Instructions for the task >> The listing below begins with the first line you should copy; stop after the line containing "const yTicks = [0,0.2,0.4,0.6,0.8,1.0];", and drop every picture.
[Start Given data]
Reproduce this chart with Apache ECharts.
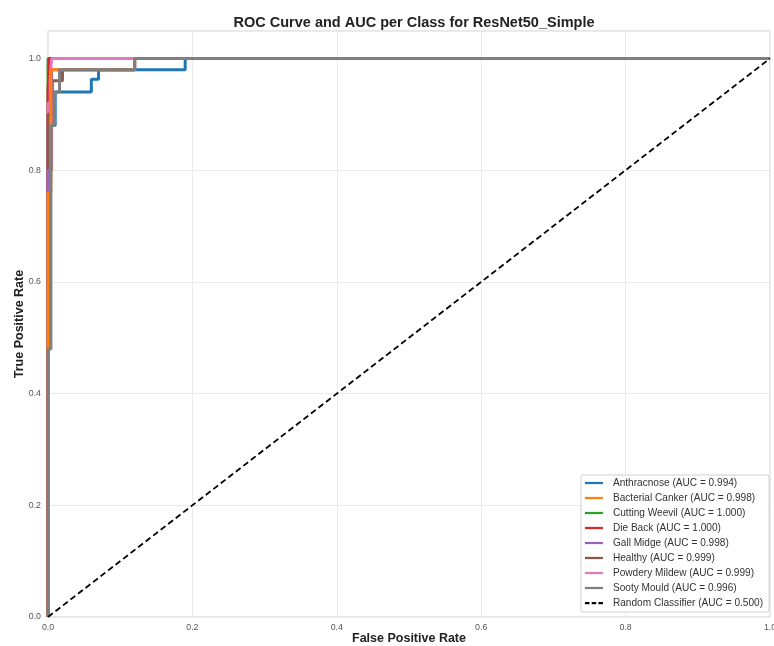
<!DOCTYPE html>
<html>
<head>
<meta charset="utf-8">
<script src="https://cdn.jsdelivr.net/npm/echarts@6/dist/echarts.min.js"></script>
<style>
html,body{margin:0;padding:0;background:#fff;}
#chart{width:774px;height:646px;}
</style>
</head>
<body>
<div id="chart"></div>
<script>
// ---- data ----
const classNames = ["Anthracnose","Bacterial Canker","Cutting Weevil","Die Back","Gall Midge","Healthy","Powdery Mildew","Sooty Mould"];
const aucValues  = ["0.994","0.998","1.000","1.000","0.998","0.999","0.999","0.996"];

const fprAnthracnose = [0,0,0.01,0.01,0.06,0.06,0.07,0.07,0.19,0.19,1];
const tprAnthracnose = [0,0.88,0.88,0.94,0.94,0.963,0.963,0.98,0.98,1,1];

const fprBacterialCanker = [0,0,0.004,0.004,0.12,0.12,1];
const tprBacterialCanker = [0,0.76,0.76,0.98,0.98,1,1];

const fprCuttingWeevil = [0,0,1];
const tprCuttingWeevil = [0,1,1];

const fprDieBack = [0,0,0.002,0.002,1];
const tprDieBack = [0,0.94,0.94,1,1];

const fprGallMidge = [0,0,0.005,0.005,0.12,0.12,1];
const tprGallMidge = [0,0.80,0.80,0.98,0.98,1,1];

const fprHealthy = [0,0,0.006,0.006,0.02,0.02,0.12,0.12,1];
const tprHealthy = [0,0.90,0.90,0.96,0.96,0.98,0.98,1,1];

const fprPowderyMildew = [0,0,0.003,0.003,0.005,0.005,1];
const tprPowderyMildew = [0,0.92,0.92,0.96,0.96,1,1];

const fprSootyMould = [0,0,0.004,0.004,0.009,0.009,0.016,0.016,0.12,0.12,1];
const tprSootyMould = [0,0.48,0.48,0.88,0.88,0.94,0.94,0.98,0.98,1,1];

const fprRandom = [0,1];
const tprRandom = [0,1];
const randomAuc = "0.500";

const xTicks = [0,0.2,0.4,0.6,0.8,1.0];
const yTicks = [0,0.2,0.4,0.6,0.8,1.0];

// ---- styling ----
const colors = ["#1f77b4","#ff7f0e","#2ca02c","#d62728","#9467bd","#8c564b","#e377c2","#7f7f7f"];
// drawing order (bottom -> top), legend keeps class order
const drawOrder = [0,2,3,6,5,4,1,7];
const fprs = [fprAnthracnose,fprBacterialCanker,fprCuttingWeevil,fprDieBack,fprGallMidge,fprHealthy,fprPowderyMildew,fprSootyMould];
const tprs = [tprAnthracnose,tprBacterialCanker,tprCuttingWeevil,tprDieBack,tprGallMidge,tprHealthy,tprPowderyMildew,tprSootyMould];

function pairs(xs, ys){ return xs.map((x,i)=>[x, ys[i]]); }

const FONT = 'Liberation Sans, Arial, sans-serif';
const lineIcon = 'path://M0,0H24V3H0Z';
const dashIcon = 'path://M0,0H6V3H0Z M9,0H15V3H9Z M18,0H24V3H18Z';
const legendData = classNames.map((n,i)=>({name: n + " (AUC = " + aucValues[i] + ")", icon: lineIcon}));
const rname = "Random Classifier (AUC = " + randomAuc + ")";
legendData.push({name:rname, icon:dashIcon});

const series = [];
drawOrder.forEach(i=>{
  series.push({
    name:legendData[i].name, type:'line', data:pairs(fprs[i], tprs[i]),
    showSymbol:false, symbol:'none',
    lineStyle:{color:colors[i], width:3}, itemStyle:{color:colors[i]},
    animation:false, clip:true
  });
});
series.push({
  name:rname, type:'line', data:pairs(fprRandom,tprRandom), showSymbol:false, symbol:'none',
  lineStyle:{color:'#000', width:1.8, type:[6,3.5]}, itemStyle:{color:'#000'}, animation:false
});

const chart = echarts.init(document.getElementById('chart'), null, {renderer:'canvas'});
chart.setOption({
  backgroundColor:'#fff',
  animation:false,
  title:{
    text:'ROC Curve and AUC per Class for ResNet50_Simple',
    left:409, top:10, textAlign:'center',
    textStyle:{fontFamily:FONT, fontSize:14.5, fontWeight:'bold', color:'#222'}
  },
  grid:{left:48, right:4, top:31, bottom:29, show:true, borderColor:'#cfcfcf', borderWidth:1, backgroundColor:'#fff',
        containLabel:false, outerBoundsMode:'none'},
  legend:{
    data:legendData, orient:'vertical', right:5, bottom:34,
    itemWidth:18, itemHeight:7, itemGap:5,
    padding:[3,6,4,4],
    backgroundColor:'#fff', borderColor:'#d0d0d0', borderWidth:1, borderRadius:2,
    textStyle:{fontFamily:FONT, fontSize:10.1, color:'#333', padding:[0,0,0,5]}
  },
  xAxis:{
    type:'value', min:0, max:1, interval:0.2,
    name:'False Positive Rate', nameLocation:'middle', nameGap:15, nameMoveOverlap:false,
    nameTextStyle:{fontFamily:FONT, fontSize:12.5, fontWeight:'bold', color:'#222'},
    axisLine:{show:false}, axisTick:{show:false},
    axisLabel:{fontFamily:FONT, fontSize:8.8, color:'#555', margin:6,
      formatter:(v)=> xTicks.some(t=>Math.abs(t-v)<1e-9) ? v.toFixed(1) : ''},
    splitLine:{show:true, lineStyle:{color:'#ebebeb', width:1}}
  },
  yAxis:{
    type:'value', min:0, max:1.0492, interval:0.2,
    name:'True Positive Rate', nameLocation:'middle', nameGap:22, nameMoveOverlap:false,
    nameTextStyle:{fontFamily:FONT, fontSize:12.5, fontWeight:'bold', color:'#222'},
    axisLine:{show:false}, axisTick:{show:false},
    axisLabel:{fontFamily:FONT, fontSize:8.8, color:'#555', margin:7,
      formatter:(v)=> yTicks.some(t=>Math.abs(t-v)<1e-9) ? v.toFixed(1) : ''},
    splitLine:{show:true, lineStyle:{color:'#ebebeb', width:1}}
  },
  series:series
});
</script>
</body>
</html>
[End Given data]
Expected output >>
Reproduce this chart with Apache ECharts.
<!DOCTYPE html>
<html>
<head>
<meta charset="utf-8">
<script src="https://cdn.jsdelivr.net/npm/echarts@6/dist/echarts.min.js"></script>
<style>
html,body{margin:0;padding:0;background:#fff;}
#chart{width:774px;height:646px;}
</style>
</head>
<body>
<div id="chart"></div>
<script>
// ---- data ----
const classNames = ["Anthracnose","Bacterial Canker","Cutting Weevil","Die Back","Gall Midge","Healthy","Powdery Mildew","Sooty Mould"];
const aucValues  = ["0.994","0.998","1.000","1.000","0.998","0.999","0.999","0.996"];

const fprAnthracnose = [0,0,0.01,0.01,0.06,0.06,0.07,0.07,0.19,0.19,1];
const tprAnthracnose = [0,0.88,0.88,0.94,0.94,0.963,0.963,0.98,0.98,1,1];

const fprBacterialCanker = [0,0,0.004,0.004,0.12,0.12,1];
const tprBacterialCanker = [0,0.76,0.76,0.98,0.98,1,1];

const fprCuttingWeevil = [0,0,1];
const tprCuttingWeevil = [0,1,1];

const fprDieBack = [0,0,0.002,0.002,1];
const tprDieBack = [0,0.94,0.94,1,1];

const fprGallMidge = [0,0,0.005,0.005,0.12,0.12,1];
const tprGallMidge = [0,0.80,0.80,0.98,0.98,1,1];

const fprHealthy = [0,0,0.006,0.006,0.02,0.02,0.12,0.12,1];
const tprHealthy = [0,0.90,0.90,0.96,0.96,0.98,0.98,1,1];

const fprPowderyMildew = [0,0,0.003,0.003,0.005,0.005,1];
const tprPowderyMildew = [0,0.92,0.92,0.96,0.96,1,1];

const fprSootyMould = [0,0,0.004,0.004,0.009,0.009,0.016,0.016,0.12,0.12,1];
const tprSootyMould = [0,0.48,0.48,0.88,0.88,0.94,0.94,0.98,0.98,1,1];

const fprRandom = [0,1];
const tprRandom = [0,1];
const randomAuc = "0.500";

const xTicks = [0,0.2,0.4,0.6,0.8,1.0];
const yTicks = [0,0.2,0.4,0.6,0.8,1.0];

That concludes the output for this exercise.